[E-Lang] Quantum computing and capabilities
Sat, 3 Feb 2001 12:45:31 -0000
Bill Frantz wrote:
> At 11:27 AM 2/2/01 -0000, Tyler Close wrote:
> >Bill Frantz wrote:
> >> Sturdy references consist of a vat-id, a swiss-number, and
> >> vat location
> >> hints. The bit problem with symmetric-key only-sturdy
> references is
> >> verifying the identity of receiving vat. If you share
> >> sturdy references,
> >> any sturdy reference can spoof the object, since it knows
> >> the shared secret.
> >Just to clarify this, I think you are saying that if Alice has a
> >symmetric-key cap for Bob, and passes this symmetric-key
> cap to Carol,
> >Carol gets the ability to access Bob, and to be Bob. To avoid this,
> >Alice must pass Carol a new symmetric-key cap for Bob.

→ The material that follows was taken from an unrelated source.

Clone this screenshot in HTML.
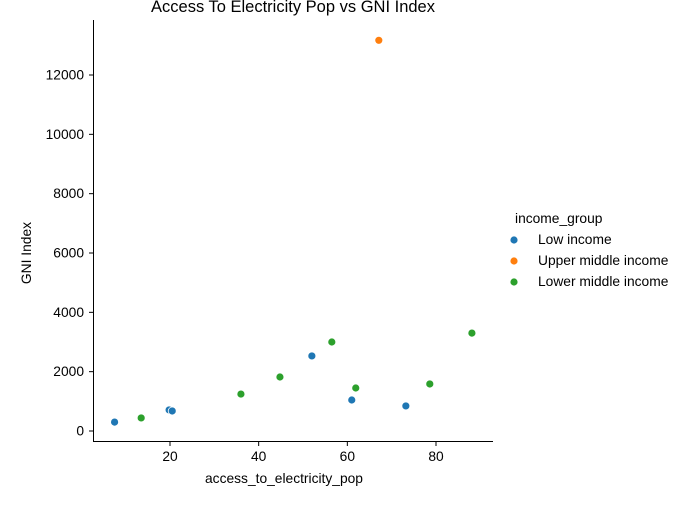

> >It is ok that Alice can impersonate Bob to Carol. It is within the
> >definition of capability based security that Alice can
> introduce Carol
> >to a Bob of Alice's choosing.
> >I thought some might be misled by the statement: "The bit
> problem with
> >symmetric-key only-sturdy references is verifying the identity of
> >receiving vat." It definitely took me a moment to digest this
> >distinction when I first learned it. I think this
> distinction is also
> >what makes the requirements for capability based security relaxed
> >enough to permit a symmetric key solution.
> The problem isn't that Alice can be Bob to Carol. The
> problem is that
> Carol can be Bob to Alice. Consider that someone might
> want to publish a
> public capability in the New York Times. With the current sturdy
> reference, everyone agrees about which vat is hosting that
> capability (even
> if some wily editor changed the sturdy reference during the
> process). With symmetric keys, anyone who reads the New
> York Times can be
> that vat.
Yes, I was agreeing with you. I was just trying to restate your
argument such that a particular distinction that I find very
interesting was made more obvious. The ", and to be Bob" part in the
first paragraph is the New York Times issue.
The point that the second paragraph makes is what I find to be the
very subtle part of capability based introductions that makes them so
flexible. This is the same subtlety that Ralph Hartley was asking
about in the Quantum Computing thread.